Jakarta, 18 Maret 2025 – Aliansi Perempuan Indonesia menyatakan sikap keras menolak revisi Undang-Undang Tentara Nasional Indonesia (RUU TNI) yang tengah dibahas secara kilat oleh DPR RI dan Pemerintah. Mereka memperingatkan bahwa revisi ini berpotensi menghidupkan kembali Dwifungsi ABRI, memicu pelanggaran HAM, dan mengulang tragedi femisida seperti yang pernah dialami Marsinah tiga dekade silam.
Dian Septi Trisnanti, aktivis Marsinah.ID dengan tegas menyatakan, “Revisi UU TNI ini adalah ancaman nyata terhadap demokrasi dan hak perempuan. Jika dibiarkan, negara sama saja membunuh Marsinah untuk kedua kalinya.”
Menurut Dian, pasal-pasal kontroversial dalam RUU TNI tersebut seperti pelemahan kontrol sipil atas militer (Pasal 47 ayat 2), keterlibatan militer dalam urusan keamanan domestik tanpa persetujuan parlemen (Pasal 7 ayat 2), serta pemberian izin militer memperoleh dana di luar APBN (Pasal 66 ayat 1), merupakan sinyal kuat kembalinya era militerisme Orde Baru yang penuh represi.
Aliansi mengingatkan bahwa revisi ini dilakukan dengan cara tertutup, terburu-buru, dan tanpa partisipasi masyarakat sipil. Mutiara Ika Pratiwi dari Perempuan Mahardhika mengingatkan bahwa situasi ini bukanlah persoalan sepele. “Kita bicara tentang sejarah berdarah bangsa ini. Pengalaman selama era Daerah Operasi Militer (DOM) di Aceh, Papua, dan daerah lainnya, perempuan selalu menjadi korban kekerasan seksual sistematis sebagai alat kekuasaan militer,” jelasnya.

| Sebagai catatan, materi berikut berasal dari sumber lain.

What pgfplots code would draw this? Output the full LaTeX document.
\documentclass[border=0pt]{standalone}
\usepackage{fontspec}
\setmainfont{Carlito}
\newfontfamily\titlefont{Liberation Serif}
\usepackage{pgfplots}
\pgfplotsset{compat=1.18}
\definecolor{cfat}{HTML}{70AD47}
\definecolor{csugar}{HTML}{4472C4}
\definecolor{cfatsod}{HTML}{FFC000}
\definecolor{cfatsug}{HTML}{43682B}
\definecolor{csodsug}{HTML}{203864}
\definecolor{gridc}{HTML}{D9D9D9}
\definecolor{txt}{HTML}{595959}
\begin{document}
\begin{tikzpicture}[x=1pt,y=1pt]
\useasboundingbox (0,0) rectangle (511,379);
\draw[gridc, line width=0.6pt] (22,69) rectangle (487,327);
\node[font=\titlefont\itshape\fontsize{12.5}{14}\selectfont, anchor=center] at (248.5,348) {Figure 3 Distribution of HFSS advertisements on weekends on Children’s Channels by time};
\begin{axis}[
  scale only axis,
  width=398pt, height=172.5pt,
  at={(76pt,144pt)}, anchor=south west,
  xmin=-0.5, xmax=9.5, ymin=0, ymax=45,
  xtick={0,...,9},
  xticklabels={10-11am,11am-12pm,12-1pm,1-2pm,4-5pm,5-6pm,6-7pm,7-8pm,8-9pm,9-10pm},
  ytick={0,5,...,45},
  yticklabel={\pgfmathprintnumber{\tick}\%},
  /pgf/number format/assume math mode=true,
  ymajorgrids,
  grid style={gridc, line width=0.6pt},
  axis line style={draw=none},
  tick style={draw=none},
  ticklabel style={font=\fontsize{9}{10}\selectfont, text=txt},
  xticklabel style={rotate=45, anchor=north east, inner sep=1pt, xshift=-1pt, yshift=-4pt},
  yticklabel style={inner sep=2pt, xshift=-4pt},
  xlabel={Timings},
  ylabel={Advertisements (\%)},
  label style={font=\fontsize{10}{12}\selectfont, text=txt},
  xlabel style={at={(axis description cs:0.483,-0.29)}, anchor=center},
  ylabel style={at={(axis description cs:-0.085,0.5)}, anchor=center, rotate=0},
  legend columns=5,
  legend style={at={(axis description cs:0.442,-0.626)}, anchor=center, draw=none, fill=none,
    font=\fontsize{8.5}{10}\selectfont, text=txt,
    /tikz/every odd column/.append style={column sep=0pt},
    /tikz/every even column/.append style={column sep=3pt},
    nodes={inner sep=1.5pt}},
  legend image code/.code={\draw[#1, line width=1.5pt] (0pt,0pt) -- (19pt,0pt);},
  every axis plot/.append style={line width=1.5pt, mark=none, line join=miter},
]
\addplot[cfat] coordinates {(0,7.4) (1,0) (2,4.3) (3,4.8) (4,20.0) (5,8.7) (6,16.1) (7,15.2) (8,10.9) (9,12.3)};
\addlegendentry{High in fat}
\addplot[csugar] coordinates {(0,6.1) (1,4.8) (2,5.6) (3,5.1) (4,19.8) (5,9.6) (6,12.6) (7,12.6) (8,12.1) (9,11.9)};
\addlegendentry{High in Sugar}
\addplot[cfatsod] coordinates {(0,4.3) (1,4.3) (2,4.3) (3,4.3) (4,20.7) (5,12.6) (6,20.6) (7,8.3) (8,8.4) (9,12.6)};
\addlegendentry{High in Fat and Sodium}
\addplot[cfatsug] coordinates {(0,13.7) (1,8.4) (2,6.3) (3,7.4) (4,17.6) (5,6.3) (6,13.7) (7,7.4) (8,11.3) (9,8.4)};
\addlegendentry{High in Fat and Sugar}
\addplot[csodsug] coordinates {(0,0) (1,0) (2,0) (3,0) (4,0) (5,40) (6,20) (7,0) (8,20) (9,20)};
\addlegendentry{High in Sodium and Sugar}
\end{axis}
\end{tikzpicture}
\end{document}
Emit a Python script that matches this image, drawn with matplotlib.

Hal senada diutarakan oleh Jumisih dari JALA PRT yang dengan lantang mengatakan, “Kami menolak keras revisi ini. Negara harus melindungi rakyatnya, bukan memberi ruang kepada kekuatan militer untuk kembali melakukan kekerasan terhadap perempuan. Jangan main-main dengan nyawa kami!”
Dhede dari Perhimpunan Jiwa Sehat pun turut menyampaikan, “Kita tidak boleh melupakan trauma kolektif akibat represi militer yang masih membekas hingga sekarang. Jangan biarkan generasi berikutnya mengalami hal yang sama hanya karena negara abai pada sejarah.”
Dalam sejarah Indonesia, femisida terhadap Marsinah menjadi simbol paling tragis dari kekerasan militer di bawah Dwifungsi ABRI. Aktivis perempuan ini dibunuh dan diperkosa akibat keberanian memperjuangkan hak buruh pada tahun 1993. Hingga kini, keadilan bagi Marsinah belum terpenuhi.
Aliansi Perempuan Indonesia menegaskan akan terus melakukan advokasi dan mengajak seluruh elemen masyarakat sipil untuk bersatu menolak revisi ini demi memastikan bahwa tragedi masa lalu tidak pernah terulang lagi.
“Mengembalikan Dwifungsi ABRI sama saja menggali kuburan bagi demokrasi dan hak asasi perempuan. Kita harus cegah sebelum terlambat,” pungkas Dian Septi.